Just as soon as I resigned to the silence, my partner cued for me to go back further and I came-to somewhere else, somewhere completely different. It was night and warm and the air was thick and sticky. I was crouched behind a bush, some yards back from a fire in a ritual circle. A woman danced around with flames licking at her deep brown body in the darkness. Her form was undulation itself, not static and not moving. Waving in and out of existence and yet as solid as you and me at the same time. She pulsed against the night, her shape smooth and strong in its fluidity. She wore a loosely draped sash higher on one hip and a calabash as a crown.
I watched first, acclimating and unsure if I wanted to be seen just yet. I tried to lock eyes with hers to feel if it was safe to connect. I leaned in from the brush and saw that she, too, was trying to see me in the distance. But the more I tried to focus on her gaze, the more we seemed to look beyond each other.
I wanted to speak, to call out to her, but I realized that not only did I not know her name, I didn’t even have the slightest clue what her language might sound like! I felt the generations and dimensions and cultures between us and didn’t know how I could bridge through them.
Just as I started to think I wouldn’t be able to communicate with this woman either, I noticed a leopard stalking the perimeter of the ritual circle where my grandmother pulse-danced by the fire.

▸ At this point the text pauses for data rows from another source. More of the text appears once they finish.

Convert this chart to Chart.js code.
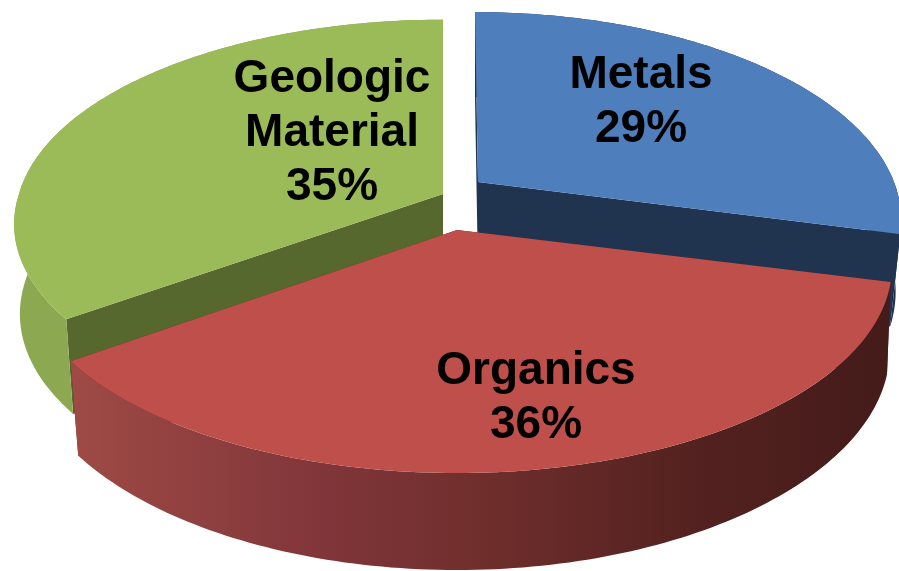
<!DOCTYPE html>
<html>
<head>
  <title>Composition pie</title>
  <script src="https://cdn.jsdelivr.net/npm/chart.js"></script>
  <style>
    html, body { margin: 0; padding: 0; background: #fff; }
    canvas { display: block; }
  </style>
</head>
<body>
  <canvas id="pie" width="899" height="571"></canvas>
  <script>
    // chart values
    const categories = ['Metals', 'Organics', 'Geologic Material'];
    const shares = [29, 36, 35];

    // colours, same order as categories
    const topColors = ['#4e7fbc', '#bf4f4b', '#9bbb59'];
    const wallColors = ['#20344f', '#5a2421', '#56682e'];
    const sideStops = [
      [[0, '#20344f'], [1, '#20344f']],
      [[0, '#9f4a45'], [0.3, '#81363a'], [0.5, '#6f2e2c'], [0.75, '#542220'], [1, '#431b19']],
      [[0, '#8ca851'], [1, '#86a24c']]
    ];

    // where each exploded slice sits on the page
    const apex = [[478, 182], [457, 230], [443, 194]];
    const radiusX = [416, 428, 424];
    const radiusY = [200, 200, 197];
    const tilt = [0.177, 0.177, 0.13]; // perspective strength
    const leanBack = [3, 0, 0];
    const leanFront = [3, 0, -9];
    const pull = [0, 0, 0.012]; // bottom face is a bit smaller than the top
    const narrow = [0.096, 0.034, 0.01]; // and pulls in more towards the front
    const labelSpots = [[641, 88], [536, 384], [332, 92]];
    const lineHeight = 54;

    // disc point -> page point, with optional drop down to the bottom face
    function project(i, angle, r, bottom) {
      const u = Math.cos(angle) * r;
      const v = Math.sin(angle) * r;
      const w = 1 - tilt[i] * v;
      let x = radiusX[i] * u / w + (v > 0 ? leanFront[i] : leanBack[i]) * v;
      let y = radiusY[i] * v / w;
      if (bottom) {
        x *= 1 - pull[i] - narrow[i] * Math.max(v, 0);
        y += 91 + 6 * v;
      }
      return [apex[i][0] + x, apex[i][1] + y];
    }

    function polygon(ctx, pts, fill) {
      ctx.beginPath();
      pts.forEach((p, n) => (n ? ctx.lineTo(p[0], p[1]) : ctx.moveTo(p[0], p[1])));
      ctx.closePath();
      ctx.fillStyle = fill;
      ctx.fill();
    }

    function drawSlice(ctx, arc, i) {
      const steps = 120;
      const rim = [];
      const rimLow = [];
      for (let s = 0; s <= steps; s++) {
        const a = arc.startAngle + (arc.endAngle - arc.startAngle) * s / steps;
        rim.push(project(i, a, 1, false));
        rimLow.push(project(i, a, 1, true));
      }

      // cut faces
      const c = project(i, 0, 0, false);
      const cLow = project(i, 0, 0, true);
      polygon(ctx, [c, rim[0], rimLow[0], cLow], wallColors[i]);
      polygon(ctx, [c, rim[steps], rimLow[steps], cLow], wallColors[i]);

      // outer side
      const grad = ctx.createLinearGradient(70, 0, 895, 0);
      sideStops[i].forEach(st => grad.addColorStop(st[0], st[1]));
      polygon(ctx, rim.concat(rimLow.slice().reverse()), grad);

      // top face
      polygon(ctx, [c].concat(rim), arc.options.backgroundColor);
    }

    const tiltedPie = {
      id: 'tiltedPie',
      beforeDatasetDraw() {
        return false; // slices are painted below, back ones first
      },
      afterDatasetsDraw(chart) {
        const ctx = chart.ctx;
        const arcs = chart.getDatasetMeta(0).data;
        ctx.save();
        [0, 2, 1].forEach(i => drawSlice(ctx, arcs[i], i));

        ctx.fillStyle = '#000';
        ctx.font = 'bold 46px "Liberation Sans", Arial, sans-serif';
        ctx.textAlign = 'center';
        ctx.textBaseline = 'alphabetic';
        categories.forEach((name, i) => {
          const lines = name.split(' ').concat(shares[i] + '%');
          lines.forEach((t, n) => {
            ctx.fillText(t, labelSpots[i][0], labelSpots[i][1] + n * lineHeight);
          });
        });
        ctx.restore();
      }
    };

    new Chart(document.getElementById('pie').getContext('2d'), {
      type: 'pie',
      data: {
        labels: categories,
        datasets: [{
          data: shares,
          backgroundColor: topColors,
          borderWidth: 0
        }]
      },
      options: {
        responsive: false,
        animation: false,
        plugins: {
          legend: { display: false },
          tooltip: { enabled: false }
        }
      },
      plugins: [tiltedPie]
    });
  </script>
</body>
</html>
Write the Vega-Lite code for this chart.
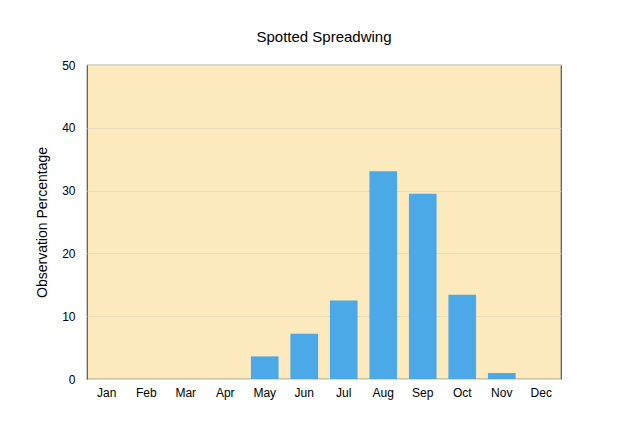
{
  "$schema": "https://vega.github.io/schema/vega-lite/v6.json",
  "autosize": {"type": "none"},
  "width": 474,
  "height": 314,
  "padding": {"left": 87, "top": 65, "right": 79, "bottom": 64},
  "background": "white",
  "title": {"text": "Spotted Spreadwing", "font": "Liberation Sans", "fontSize": 15, "fontWeight": "normal", "color": "black", "anchor": "middle", "offset": 14},
  "config": {
    "view": {"fill": "#FDE9BE", "stroke": "#555555", "strokeWidth": 1.2},
    "axis": {"labelFont": "Liberation Sans", "titleFont": "Liberation Sans", "labelColor": "black", "titleColor": "black", "labelFontSize": 12, "titleFontSize": 14, "titleFontWeight": "normal", "domain": false, "ticks": false}
  },
  "data": {"values": [
    {"month": "Jan", "pct": 0},
    {"month": "Feb", "pct": 0},
    {"month": "Mar", "pct": 0},
    {"month": "Apr", "pct": 0},
    {"month": "May", "pct": 3.6},
    {"month": "Jun", "pct": 7.2},
    {"month": "Jul", "pct": 12.5},
    {"month": "Aug", "pct": 33.1},
    {"month": "Sep", "pct": 29.5},
    {"month": "Oct", "pct": 13.4},
    {"month": "Nov", "pct": 0.95},
    {"month": "Dec", "pct": 0}
  ]},
  "mark": {"type": "bar", "fill": "#4BA9E7", "strokeWidth": 0},
  "encoding": {
    "x": {"field": "month", "type": "nominal", "sort": null, "title": null,
      "scale": {"paddingInner": 0.3, "paddingOuter": 0.15},
      "axis": {"labelAngle": 0, "labelPadding": 8, "grid": false}},
    "y": {"field": "pct", "type": "quantitative", "title": "Observation Percentage",
      "scale": {"domain": [0, 50], "nice": false},
      "axis": {"values": [0, 10, 20, 30, 40, 50], "labelPadding": 12, "titlePadding": 12, "grid": true, "gridColor": "#E6D9BC", "gridWidth": 1}}
  }
}
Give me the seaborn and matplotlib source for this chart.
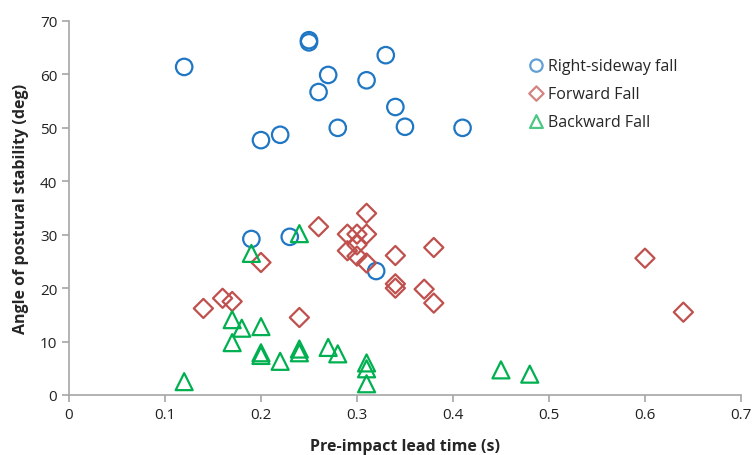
import numpy as np
import pandas as pd
import matplotlib
matplotlib.use("Agg")
import matplotlib.pyplot as plt
import seaborn as sns

side_x = [0.12, 0.25, 0.25, 0.33, 0.27, 0.31, 0.26, 0.34, 0.35, 0.28, 0.41, 0.22, 0.20, 0.19, 0.23, 0.32]
side_y = [61.4, 66.4, 66.0, 63.6, 59.9, 58.9, 56.7, 53.9, 50.2, 50.0, 50.0, 48.7, 47.7, 29.2, 29.6, 23.2]

fwd_x = [0.31, 0.26, 0.29, 0.30, 0.31, 0.30, 0.29, 0.30, 0.31, 0.34, 0.38, 0.20, 0.34, 0.34, 0.37, 0.38, 0.16, 0.17, 0.14, 0.24, 0.60, 0.64]
fwd_y = [34.0, 31.5, 30.1, 30.1, 30.1, 28.1, 27.0, 26.0, 24.7, 26.1, 27.6, 24.8, 20.8, 20.0, 19.8, 17.2, 18.1, 17.5, 16.2, 14.5, 25.6, 15.5]

bwd_x = [0.24, 0.19, 0.17, 0.18, 0.20, 0.17, 0.20, 0.20, 0.22, 0.24, 0.24, 0.27, 0.28, 0.31, 0.31, 0.31, 0.12, 0.45, 0.48]
bwd_y = [30.2, 26.5, 14.1, 12.5, 12.8, 9.8, 7.9, 7.4, 6.3, 8.6, 7.9, 8.9, 7.7, 6.0, 4.9, 2.1, 2.5, 4.7, 3.9]

labels = ["Right-sideway fall", "Forward Fall", "Backward Fall"]

df = pd.DataFrame({
    "x": side_x + fwd_x + bwd_x,
    "y": side_y + fwd_y + bwd_y,
    "type": [labels[0]] * len(side_x) + [labels[1]] * len(fwd_x) + [labels[2]] * len(bwd_x),
})

sns.set_style("white")
plt.rcParams['font.family'] = ['Open Sans', 'DejaVu Sans']

fig = plt.figure(figsize=(7.53, 4.56), dpi=100)
ax = fig.add_axes([0.0916, 0.1316, 0.8924, 0.8202])

colors = {labels[0]: "#1F77C4", labels[1]: "#C0504D", labels[2]: "#00B050"}
markers = {labels[0]: "o", labels[1]: "D", labels[2]: "^"}
sizes = {labels[0]: 140, labels[1]: 95, labels[2]: 150}

for lab in labels:
    sub = df[df["type"] == lab]
    sns.scatterplot(data=sub, x="x", y="y", ax=ax, marker=markers[lab], s=sizes[lab],
                    facecolor="none", edgecolor=colors[lab], linewidth=1.6, label=lab)

ax.set_xlim(0, 0.7)
ax.set_ylim(0, 70)
ax.set_xticks(np.arange(0, 0.71, 0.1))
ax.set_xticklabels(["0", "0.1", "0.2", "0.3", "0.4", "0.5", "0.6", "0.7"])
ax.set_yticks(np.arange(0, 71, 10))
for s in ["top", "right"]:
    ax.spines[s].set_visible(False)
for s in ["left", "bottom"]:
    ax.spines[s].set_color("#A6A6A6")
    ax.spines[s].set_linewidth(1.2)
ax.tick_params(axis="both", direction="out", length=5, color="#A6A6A6", width=1.2,
               labelsize=11, labelcolor="#222222", bottom=True, left=True)
ax.set_xlabel("Pre-impact lead time (s)", fontsize=11.5, fontweight="bold", labelpad=12)
ax.set_ylabel("Angle of postural stability (deg)", fontsize=11.5, fontweight="bold", labelpad=8)

leg = ax.legend(loc="upper left", bbox_to_anchor=(0.66, 0.94), frameon=False,
                fontsize=11.5, handletextpad=0.1, labelspacing=0.75, markerscale=0.75,
                handlelength=1.2)
for h in leg.legend_handles:
    h.set_alpha(0.7)

fig.savefig("out.png", dpi=100)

The cat paced back and forth, marking its boundary, and unlike my grandmother, who struggled across the dimensions to see me, looked me dead steady in my eyes without wavering.
Chilled at first, my body locked tight in place so as not to inspire a pounce. But I quickly realized something else behind this feline’s eyes. Compassion. Love. Connection. It was as if this leopard saw for my grandmother, that she could connect with me through this form even across the generations removed.
The cat’s eyes told me to follow her and I would learn my Mother’s tongue, she would translate for us and I would Remember my roots in this way.
I embraced the leopard’s invitation and felt my womb suddenly begin throbbing and aching in ways I never experienced. I felt a loss, an emptiness beyond anything I’d imagined survivable. I felt generations of babies being raped into and ripped out of my womb and all the wombs of all my Mothers. It was an ocean of sorrow I could not contain within my human body or Western mind of privilege.
I cried out to the stars for all of our lost babies and I was suddenly compelled to embrace my own son, here and now in this plane. I ran out of my office and down the hall where I met him also running to me in response to my cries. I took him into my arms and then into my heart and then my womb. He held me and I worried for moments about scaring him, but I knew we were closing a cycle for our people and he was our reconciliation.
I held him for many moments here until he lightly placed his 8-year-old hand on my shoulder and looked me in my eyes. Invoking all the maturity of our eldest grandfather, he gently spoke to me, “It’s time to come back now” and I was instantly brought back to the present, with my son and my partner surrounding me, helping to facilitate this deep ancestral healing. We closed a chapter that day, ending a legacy of babies severed from their mothers, reconciling a wound centuries old as I pulled my son into my embrace to return him to our ancestral Wombspace.
As the days, weeks, months unfolded, I followed the leopard’s lead in my life and was presented with breadcrumbs that brought it all back to me and continues to nourish me as reintegrate my Mothers, my roots, my family tongue into my being, to know our spiritual roots, our language, our wisdom, our magic once again.